UNHAS.TV - Di tengah gempuran tren konsumtif dan budaya serba cepat, muncul sebuah pendekatan hidup baru yang justru mengedepankan kesederhanaan. Gaya hidup ini dikenal dengan istilah YONO — You Only Need One.
Berbeda dengan konsep YOLO (You Only Live Once) yang sempat viral dalam dekade sebelumnya, YONO menawarkan perspektif hidup yang lebih sadar, hemat, dan berorientasi jangka panjang.
Konsep YONO mulai populer di awal 2025, seiring meningkatnya kesadaran masyarakat terhadap pentingnya mental wealth dan stabilitas finansial.
Di tengah ketidakpastian ekonomi global dan dampak pascapandemi, masyarakat kini lebih selektif dalam menentukan kebutuhan.
Mereka cenderung membeli barang yang benar-benar esensial—satu pakaian serbaguna, satu gadget fungsional, atau satu hobi bermakna—alih-alih mengejar tren konsumtif.
“YONO itu lebih pada kesadaran untuk memilih mana yang betul-betul dibutuhkan. Ini berdampak pada pengelolaan keuangan, kestabilan emosi, hingga kualitas hidup secara keseluruhan,” ujar dosen Psikologi Universitas Hasanuddin (Unhas) Syurawasti Muhiddin SPsi MA.
Menurutnya, pilihan seseorang antara YONO dan YOLO dipengaruhi oleh personal values dan lingkungan sosial. Mereka yang menerapkan YONO biasanya memiliki kontrol diri lebih tinggi serta kesadaran akan masa depan.
Sebuah studi dari University of California (2023) menunjukkan bahwa praktik gaya hidup minimalis seperti YONO dapat menurunkan tingkat stres hingga 33% dibandingkan dengan gaya hidup konsumtif.
Penelitian lain yang dipublikasikan di Journal of Positive Psychology menyebutkan bahwa individu yang menerapkan prinsip “less is more” mengalami peningkatan dalam kepuasan hidup dan mindfulness.
Tak hanya berdampak pada finansial, YONO juga mendorong pola pikir reflektif. Masyarakat diajak untuk berhenti sejenak, mengevaluasi apa yang benar-benar dibutuhkan, serta menghindari impulsive buying yang kerap dikaitkan dengan YOLO.

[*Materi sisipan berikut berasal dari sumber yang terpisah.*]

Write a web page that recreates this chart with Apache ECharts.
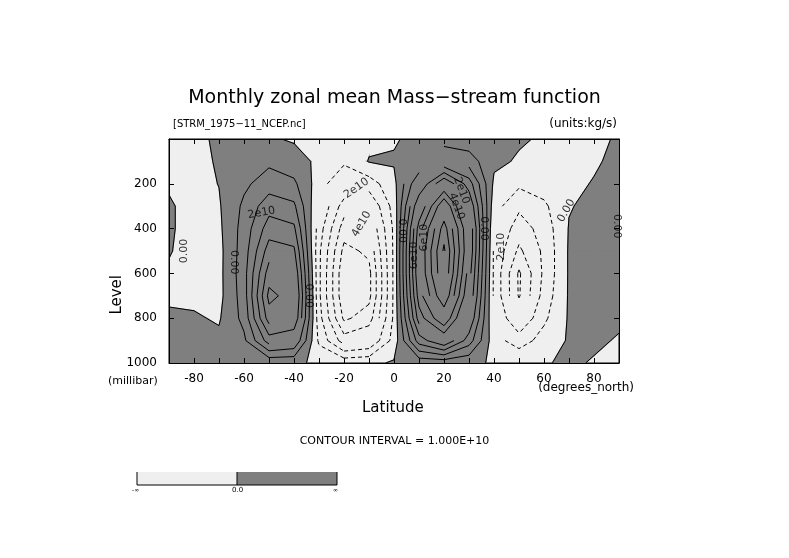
<!DOCTYPE html>
<html><head><meta charset="utf-8">
<script src="https://cdn.jsdelivr.net/npm/echarts@6/dist/echarts.min.js"></script>
<style>html,body{margin:0;background:#fff}#chart{width:789px;height:558px}</style>
</head><body><div id="chart"></div>
<script>
// latitude columns and pressure rows of the stream function grid (units 1e10 kg/s)
var lats = [-90,-80,-70,-60,-50,-40,-30,-20,-10,0,10,20,30,40,50,60,70,80,90];
var levels = [0,100,200,300,400,500,600,700,800,900,1000];
// one array per latitude, values from top (0 mb) to 1000 mb
var psi = [
  [-0.2,-0.2,-0.1,0.1,0.1,0.05,-0.1,-0.1,0.1,0.2,0.1],
  [-0.3,-0.3,-0.3,-0.3,-0.3,-0.3,-0.3,-0.2,0.1,0.2,0.1],
  [0.2,0.1,0.02,-0.1,-0.2,-0.3,-0.3,-0.3,-0.1,0.2,0.1],
  [0.3,0.5,0.8,1.2,1.4,1.5,1.6,1.5,1.3,0.8,0.1],
  [0.1,0.8,1.5,2.6,3.5,4.5,5.5,6.3,5.5,3.5,0.2],
  [-0.1,0.4,1.2,2.2,3.2,4.2,5.0,5.5,5.0,3.0,0.2],
  [-0.2,-0.2,-0.5,-1.0,-1.5,-1.8,-1.8,-1.8,-1.6,-1.2,-0.2],
  [-0.3,-0.8,-2.0,-3.5,-4.5,-5.3,-5.8,-5.8,-5.2,-3.5,-0.3],
  [-0.2,0.05,-1.5,-3.0,-4.0,-4.8,-5.3,-5.3,-4.5,-3.0,-0.2],
  [-0.1,0.1,-0.3,-0.6,-0.8,-0.8,-0.8,-0.8,-0.8,-0.6,0.1],
  [0.3,1.0,3.0,5.0,6.5,7.0,7.0,6.5,5.5,3.5,0.3],
  [0.5,2.0,6.0,9.0,10.5,11.2,11.0,10.0,8.0,5.0,0.3],
  [0.4,1.5,3.5,5.0,6.0,6.0,5.5,5.0,4.0,2.5,0.2],
  [0.3,0.2,-0.2,-0.6,-1.0,-1.2,-1.2,-1.2,-1.0,-0.6,-0.1],
  [0.1,-0.1,-0.8,-1.8,-2.5,-3.2,-4.15,-4.1,-3.0,-1.5,-0.1],
  [-0.1,-0.2,-0.5,-1.2,-1.6,-1.8,-1.8,-1.6,-1.2,-0.6,-0.05],
  [-0.3,-0.3,-0.2,-0.05,0.05,0.1,0.1,0.1,0.1,0.1,0.1],
  [-0.2,-0.1,0.05,0.2,0.3,0.3,0.3,0.2,0.2,0.1,-0.05],
  [0.1,0.2,0.3,0.3,0.3,0.3,0.3,0.2,0.1,-0.05,-0.1]
];
var contourLevels = [-6,-5,-4,-3,-2,-1,0,1,2,3,4,5,6,7,8,9,10,11];
// contour labels: [lat, level, text, rotation]
var labels = [
  [-53,330,'2e10',10],[-15,220,'2e10',35],[-13,380,'4e10',60],
  [-84,500,'0.00',90],[-64,550,'0.00',-90],[-34,700,'0.00',-90],
  [3,410,'0.00',-90],[8,520,'6e10',90],[12,440,'6e10',90],
  [25,300,'4e10',-70],[27,230,'2e10',-70],[36,400,'0.00',-90],
  [43,480,'2e10',90],[69,320,'0.00',60],[89,390,'0.00',-90]
];

var cells = [];
for (var i = 0; i < lats.length - 1; i++)
  for (var j = 0; j < levels.length - 1; j++) cells.push([i, j]);

function corners(i, j) {
  return [
    [lats[i], levels[j], psi[i][j]],
    [lats[i+1], levels[j], psi[i+1][j]],
    [lats[i+1], levels[j+1], psi[i+1][j+1]],
    [lats[i], levels[j+1], psi[i][j+1]]
  ];
}
function cross(a, b, c) {
  var t = (c - a[2]) / (b[2] - a[2]);
  return [a[0] + t * (b[0] - a[0]), a[1] + t * (b[1] - a[1])];
}

function renderFill(params, api) {
  var c = corners(api.value(0), api.value(1)), pts = [];
  for (var k = 0; k < 4; k++) {
    var a = c[k], b = c[(k + 1) % 4];
    if (a[2] > 0) pts.push(api.coord([a[0], a[1]]));
    if ((a[2] > 0) !== (b[2] > 0)) pts.push(api.coord(cross(a, b, 0)));
  }
  if (pts.length < 3) return;
  return {type: 'polygon', shape: {points: pts}, style: {fill: '#7f7f7f', stroke: '#7f7f7f', lineWidth: 1.2}};
}

function renderLines(params, api) {
  var c = corners(api.value(0), api.value(1)), children = [];
  contourLevels.forEach(function (lv) {
    var pts = [];
    for (var k = 0; k < 4; k++) {
      var a = c[k], b = c[(k + 1) % 4];
      if ((a[2] - lv) * (b[2] - lv) < 0) pts.push(api.coord(cross(a, b, lv)));
    }
    for (var p = 0; p + 1 < pts.length; p += 2) {
      children.push({type: 'line', shape: {x1: pts[p][0], y1: pts[p][1], x2: pts[p+1][0], y2: pts[p+1][1]},
        style: {stroke: '#000', lineWidth: 1, lineDash: lv < 0 ? [4, 3] : null}});
    }
  });
  return {type: 'group', children: children};
}

var font = 'DejaVu Sans';
var tick = {inside: true, length: 5, lineStyle: {color: '#000'}};
var line = {onZero: false, lineStyle: {color: '#000'}};
var chart = echarts.init(document.getElementById('chart'));
chart.setOption({
  animation: false,
  textStyle: {fontFamily: font},
  grid: {left: 169, right: 170, top: 139, bottom: 195, show: true, backgroundColor: '#efefef', borderColor: '#000', borderWidth: 1},
  xAxis: [
    {type: 'value', z: 20, min: -90, max: 90, interval: 10, splitLine: {show: false}, axisLine: line, axisTick: tick,
     axisLabel: {color: '#000', fontSize: 12, margin: 10, formatter: function (v) { return (v % 20 === 0 && Math.abs(v) < 90) ? v : ''; }}},
    {type: 'value', z: 20, position: 'top', min: -90, max: 90, interval: 10, splitLine: {show: false},
     axisLine: line, axisTick: tick, axisLabel: {show: false}}
  ],
  yAxis: [
    {type: 'value', z: 20, inverse: true, min: 0, max: 1000, interval: 200, splitLine: {show: false}, axisLine: line, axisTick: tick,
     axisLabel: {color: '#000', fontSize: 12, margin: 12, formatter: function (v) { return v > 0 ? v : ''; }}},
    {type: 'value', z: 20, position: 'right', inverse: true, min: 0, max: 1000, interval: 200, splitLine: {show: false},
     axisLine: line, axisTick: tick, axisLabel: {show: false}}
  ],
  series: [
    {type: 'custom', data: cells, renderItem: renderFill, clip: true, z: 1, silent: true},
    {type: 'custom', data: cells, renderItem: renderLines, clip: true, z: 2, silent: true},
    {type: 'scatter', symbolSize: 0, z: 3, silent: true,
     data: labels.map(function (l) { return {value: [l[0], l[1]], label: {rotate: l[3]}}; }),
     label: {show: true, position: 'inside', color: '#000', fontSize: 11, fontFamily: font,
       formatter: function (p) { return labels[p.dataIndex][2]; }}}
  ],
  graphic: [
    {type: 'text', left: 'center', top: 89, style: {text: 'Monthly zonal mean Mass\u2212stream function', font: '19px "' + font + '"', fill: '#000'}},
    {type: 'text', left: 173, top: 119, style: {text: '[STRM_1975\u221211_NCEP.nc]', font: '10px "' + font + '"', fill: '#000'}},
    {type: 'text', right: 172, top: 118, style: {text: '(units:kg/s)', font: '12px "' + font + '"', fill: '#000'}},
    {type: 'text', left: 110, top: 275, rotation: Math.PI / 2, style: {text: 'Level', font: '15px "' + font + '"', fill: '#000'}},
    {type: 'text', left: 108, top: 376, style: {text: '(millibar)', font: '11px "' + font + '"', fill: '#000'}},
    {type: 'text', right: 155, top: 382, style: {text: '(degrees_north)', font: '12px "' + font + '"', fill: '#000'}},
    {type: 'text', left: 362, top: 401, style: {text: 'Latitude', font: '15px "' + font + '"', fill: '#000'}},
    {type: 'text', left: 'center', top: 436, style: {text: 'CONTOUR INTERVAL = 1.000E+10', font: '11px "' + font + '"', fill: '#000'}},
    {type: 'rect', shape: {x: 137, y: 472, width: 100, height: 13}, style: {fill: '#efefef', stroke: null}},
    {type: 'rect', shape: {x: 237, y: 472, width: 100, height: 13}, style: {fill: '#7f7f7f', stroke: null}},
    {type: 'polyline', shape: {points: [[137, 472], [137, 485], [337, 485], [337, 472]]}, style: {stroke: '#000', fill: null, lineWidth: 1}},
    {type: 'line', shape: {x1: 237, y1: 472, x2: 237, y2: 485}, style: {stroke: '#000'}},
    {type: 'text', left: 132, top: 487, style: {text: '-\u221e', font: '6px "' + font + '"', fill: '#000'}},
    {type: 'text', left: 232, top: 487, style: {text: '0.0', font: '7px "' + font + '"', fill: '#000'}},
    {type: 'text', left: 333, top: 487, style: {text: '\u221e', font: '6px "' + font + '"', fill: '#000'}}
  ]
});
</script></body></html>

GAYA HIDUP. Fenomena dari gaya hidup You Only Need One (YONO) yang mengedepankan kesederhanaan. (unhas.tv)
Namun demikian, Syurawasti dari mata psikologi mengingatkan bahwa segala sesuatu yang berlebihan bisa berdampak buruk.
“Kalau YONO diterapkan terlalu kaku, bisa muncul ketakutan untuk mencoba hal baru, takut mengambil risiko, dan akhirnya tidak berkembang,” tambahnya.
YOLO vs YONO: Mana yang Lebih Sehat?
You Only Live Once (YOLO) sering diasosiasikan dengan kesenangan jangka pendek, kebebasan, dan petualangan spontan.
Namun di balik itu, tak jarang membawa risiko finansial dan psikologis, seperti penyesalan dan krisis identitas. Sementara YONO membawa angin segar bagi mereka yang ingin hidup lebih tertata, fokus, dan berkualitas.
Pakar keuangan dari World Economic Forum bahkan menyebut tren gaya hidup YONO sebagai “financial mindfulness movement” yang akan menjadi gaya hidup dominan generasi milenial dan Gen Z pada lima tahun ke depan.
Kesimpulannya, apapun gaya hidup yang dipilih, baik YONO maupun YOLO, kuncinya adalah keseimbangan.
Seperti yang disampaikan Syurawasti, “Jangan berlebihan. Gaya hidup itu seharusnya mendukung kualitas hidup, bukan malah membebani kita.”